Documentação a ser apresentada
Em outro ponto abordado pela Defensoria quanto aos documentos que devem ser exibidos pela pessoa transgênero aos mesários, no dia eleição, a fim de se evitar embaraços ao voto, o TRE-MG esclareceu que a pessoa transgênero sem nome social declarado, mas que tenha alterado o nome e o gênero em seu registro civil após o fechamento do cadastro, poderá obter certidão circunstanciada perante o Cartório Eleitoral, atestando a ocorrência da readequação dos documentos de identidade naquele período.

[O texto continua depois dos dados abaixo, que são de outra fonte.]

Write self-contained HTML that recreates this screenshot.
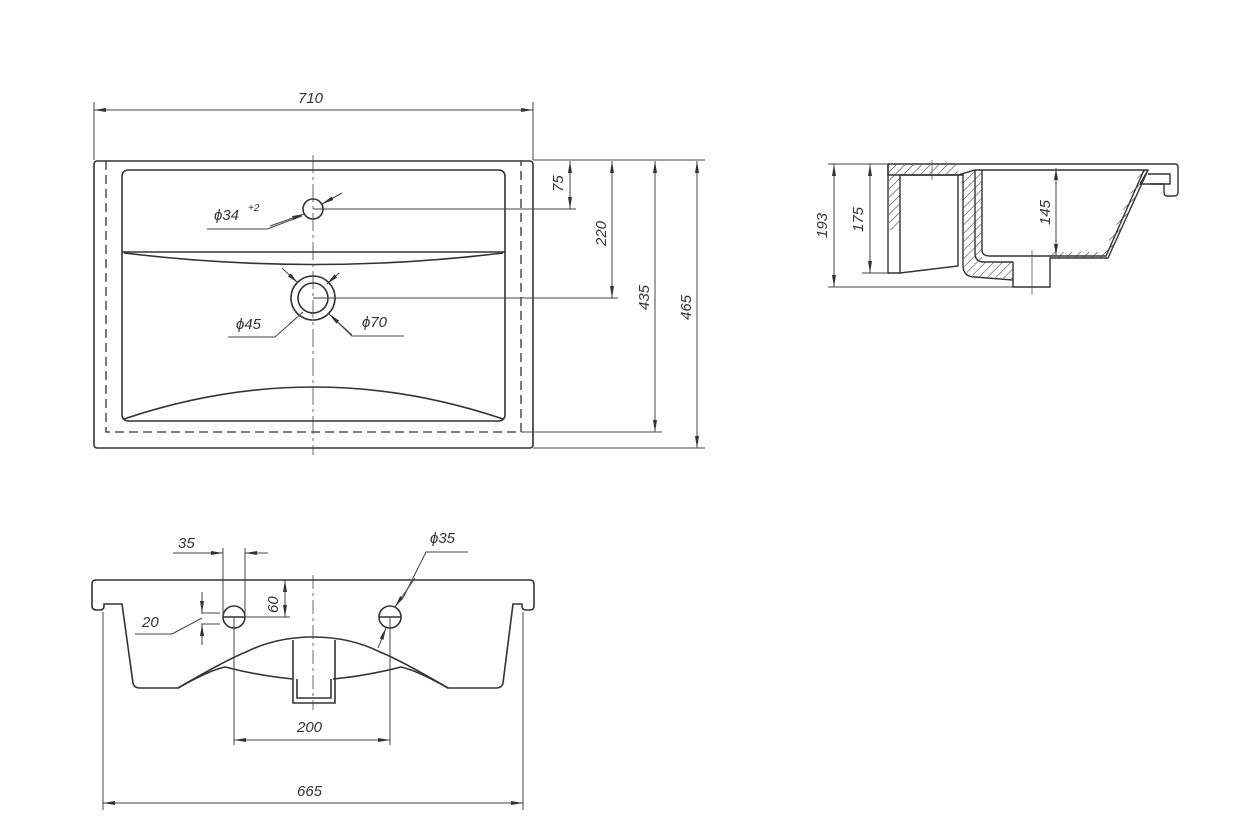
<!DOCTYPE html>
<html><head><style>
html,body{margin:0;padding:0;background:#fff;}
svg{display:block;}
text{font-family:"Liberation Sans",sans-serif;font-style:italic;font-size:15px;fill:#333;}
</style></head><body>
<svg width="1250" height="838" viewBox="0 0 1250 838" xmlns="http://www.w3.org/2000/svg">
<defs>
<marker id="a" viewBox="0 0 12 6" refX="12" refY="3" markerWidth="12" markerHeight="6" orient="auto-start-reverse" markerUnits="userSpaceOnUse"><path d="M0,1 L12,3 L0,5z" fill="#333"/></marker>
<pattern id="h" width="6" height="6" patternUnits="userSpaceOnUse" patternTransform="rotate(45)"><line x1="0" y1="0" x2="0" y2="6" stroke="#444" stroke-width="1.2"/></pattern>
</defs>
<g fill="none" stroke="#333" stroke-width="1.6">
<rect x="94" y="161" width="439" height="287" rx="3"/>
<path d="M106,161 V432 H521 V161" stroke-dasharray="9,5" stroke-width="1.3"/>
<rect x="122" y="170" width="383" height="251" rx="6"/>
<path d="M122,252 H505"/>
<path d="M124,253 Q314,276 503,253"/>
<path d="M124,419 Q314,355 503,419"/>
<circle cx="313" cy="209" r="10"/>
<circle cx="313" cy="298" r="22"/>
<circle cx="313" cy="298" r="15"/>
</g>
<g fill="none" stroke="#444" stroke-width="1">
<path d="M313,155 V455" stroke-dasharray="18,4,3,4" stroke-width="0.8"/>
<path d="M94,160 V102 M533,160 V102"/>
<line x1="94" y1="110" x2="533" y2="110" marker-start="url(#a)" marker-end="url(#a)"/>
<path d="M533,160 H705 M313,209 H576 M313,298 H618 M521,432 H662 M533,448 H705"/>
<line x1="570" y1="161" x2="570" y2="209" marker-start="url(#a)" marker-end="url(#a)"/>
<line x1="612" y1="161" x2="612" y2="298" marker-start="url(#a)" marker-end="url(#a)"/>
<line x1="655" y1="161" x2="655" y2="432" marker-start="url(#a)" marker-end="url(#a)"/>
<line x1="697" y1="161" x2="697" y2="448" marker-start="url(#a)" marker-end="url(#a)"/>
<path d="M207,229 H267 L302,216"/>
<line x1="270" y1="226" x2="304" y2="214" marker-end="url(#a)"/>
<line x1="342" y1="193" x2="322" y2="204" marker-end="url(#a)"/>
<line x1="282" y1="268" x2="298" y2="283" marker-end="url(#a)"/>
<line x1="339" y1="273" x2="327" y2="284" marker-end="url(#a)"/>
<path d="M228,337 H275 L303,312"/>
<path d="M404,336 H352 L328,313"/>
<line x1="352" y1="335" x2="329" y2="314" marker-end="url(#a)"/>
</g>
<text x="298" y="103">710</text>
<text x="214" y="220">ϕ34</text><text x="248" y="211" style="font-size:10px">+2</text>
<text x="236" y="329">ϕ45</text>
<text x="362" y="327">ϕ70</text>
<text transform="translate(563,192) rotate(-90)">75</text>
<text transform="translate(606,246) rotate(-90)">220</text>
<text transform="translate(649,310) rotate(-90)">435</text>
<text transform="translate(691,320) rotate(-90)">465</text>

<g fill="none" stroke="#333" stroke-width="1.4">
<path d="M888,164 H1175 Q1178,164 1178,167 V192 Q1178,196 1174,196 H1167 Q1164,196 1164,192 V184 H1140" />
<path d="M888,164 V273 H900 L958,266 V175 H900 V273"/>
<path d="M888,164 V175 H958 L975,170 H1148 L1108,258 H1050 V287 H1013 V280 L975,277 Q963,277 963,265 V175 L958,175"/>
<path d="M975,170 V253 Q975,262 984,262 H1013 V280"/>
<path d="M982,170 V250 Q982,256 990,256 H1106 L1144,170"/>
<path d="M1148,170 L1140,184 M1148,174 H1170 V184 H1150"/>
</g>
<g fill="url(#h)" stroke="none">
<path d="M889,165 H900 V230 H889z"/>
<path d="M900,165 H958 V174 H900z"/>
<path d="M963,172 H982 V256 Q982,262 990,262 H1013 V279 L976,276 Q964,275 964,264z"/>
<path d="M1050,257 H1108 L1148,170 L1142,168 L1104,252 H1050z"/>
</g>
<g fill="none" stroke="#444" stroke-width="1">
<path d="M888,164 H828 M888,273 H862 M1013,287 H828"/>
<line x1="834" y1="164" x2="834" y2="287" marker-start="url(#a)" marker-end="url(#a)"/>
<line x1="870" y1="164" x2="870" y2="273" marker-start="url(#a)" marker-end="url(#a)"/>
<line x1="1056" y1="168" x2="1056" y2="256" marker-start="url(#a)" marker-end="url(#a)"/>
<path d="M932,160 V180 M1032,250 V295" stroke-width="0.7"/>
</g>
<text transform="translate(827,238) rotate(-90)">193</text>
<text transform="translate(863,232) rotate(-90)">175</text>
<text transform="translate(1050,225) rotate(-90)">145</text>

<g fill="none" stroke="#333" stroke-width="1.6">
<path d="M96,580 H530 Q534,580 534,584 V606 Q534,610 530,610 H526 Q522,610 522,606 V604 H513 L503,683 Q502,688 496,688 H448 Q400,660 380,652 Q350,637 313,637 Q276,637 246,652 Q226,660 178,688 H140 Q134,688 133,683 L122,604 H104 V606 Q104,610 100,610 H97 Q92,610 92,606 V584 Q92,580 96,580Z"/>
<path d="M178,688 Q210,670 225,667 Q260,676 293,679 M333,679 Q366,676 401,667 Q416,670 448,688"/>
<path d="M293,640 V703 H335 V640 M297,679 V698 H331 V679"/>
<circle cx="234" cy="617" r="11"/>
<circle cx="390" cy="617" r="11"/>
<path d="M223,617 H245 M379,617 H401"/>
</g>
<g fill="none" stroke="#444" stroke-width="1">
<path d="M313,575 V710" stroke-dasharray="14,4,3,4" stroke-width="0.8"/>
<path d="M223,548 V617 M245,548 V617 M234,617 V745 M390,617 V745 M103,612 V810 M523,612 V810 M245,617 H290 M201,613 H220 M201,624 H220"/>
<line x1="190" y1="553" x2="223" y2="553" marker-end="url(#a)"/>
<line x1="268" y1="553" x2="245" y2="553" marker-end="url(#a)"/>
<line x1="173" y1="553" x2="190" y2="553"/>
<line x1="285" y1="580" x2="285" y2="617" marker-start="url(#a)" marker-end="url(#a)"/>
<line x1="202" y1="592" x2="202" y2="613" marker-end="url(#a)"/>
<line x1="202" y1="645" x2="202" y2="624" marker-end="url(#a)"/>
<path d="M135,634 H172 L202,618"/>
<path d="M468,552 H426 L403,598"/>
<line x1="415" y1="578" x2="395" y2="607" marker-end="url(#a)"/>
<line x1="378" y1="648" x2="386" y2="628" marker-end="url(#a)"/>
<line x1="234" y1="740" x2="390" y2="740" marker-start="url(#a)" marker-end="url(#a)"/>
<line x1="103" y1="803" x2="523" y2="803" marker-start="url(#a)" marker-end="url(#a)"/>
</g>
<text x="178" y="548">35</text>
<text transform="translate(278,613) rotate(-90)">60</text>
<text x="142" y="627">20</text>
<text x="430" y="543">ϕ35</text>
<text x="297" y="732">200</text>
<text x="297" y="796">665</text>
</svg>
</body></html>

Ademais, destaca-se que os documentos de identificação que devem ser exibidos pela pessoa transgênero são os mesmos exigidos de qualquer pessoa, com a ressalva de que seria desejável – mas não exigível – que, adicionalmente, fosse apresentado documento com os dados antigos, coincidentes com os dados constantes do cadastro de eleitores: e-título, se constar foto; carteira de identidade, identidade social, passaporte ou outro documento de valor legal equivalente, inclusive carteira de categoria profissional reconhecida por lei; certificado de reservista; carteira de trabalho ou carteira nacional de habilitação.
Preparação dos servidores
Na visão da Defensoria Pública, é fundamental que haja preparo dos servidores do disque-eleitor (canais telefônicos), para que prestem orientações claras às cidadãs e aos cidadãos a respeito de como se dará o exercício do direito ao voto pela população transexual ou travestis. Tal capacitação evita constrangimentos e impede que ocorram eventuais embaraços para que tais pessoas desempenhem sua legítima manifestação nas urnas. O preparo específico também deve atingir os mesários espalhados por todos país, para que se supere a exclusão política histórica que atinge a população LGBTQIA+.
Para as defensoras e defensores públicos que assinaram a consulta, a discussão de temas dessa natureza, como a garantia do direito ao voto das pessoas transexuais e travestis, é de fundamental importância para a efetiva superação do estado de subcidadania, exclusão e marginalização a que pessoas LGBTQIA+ foram por tanto tempo expostas.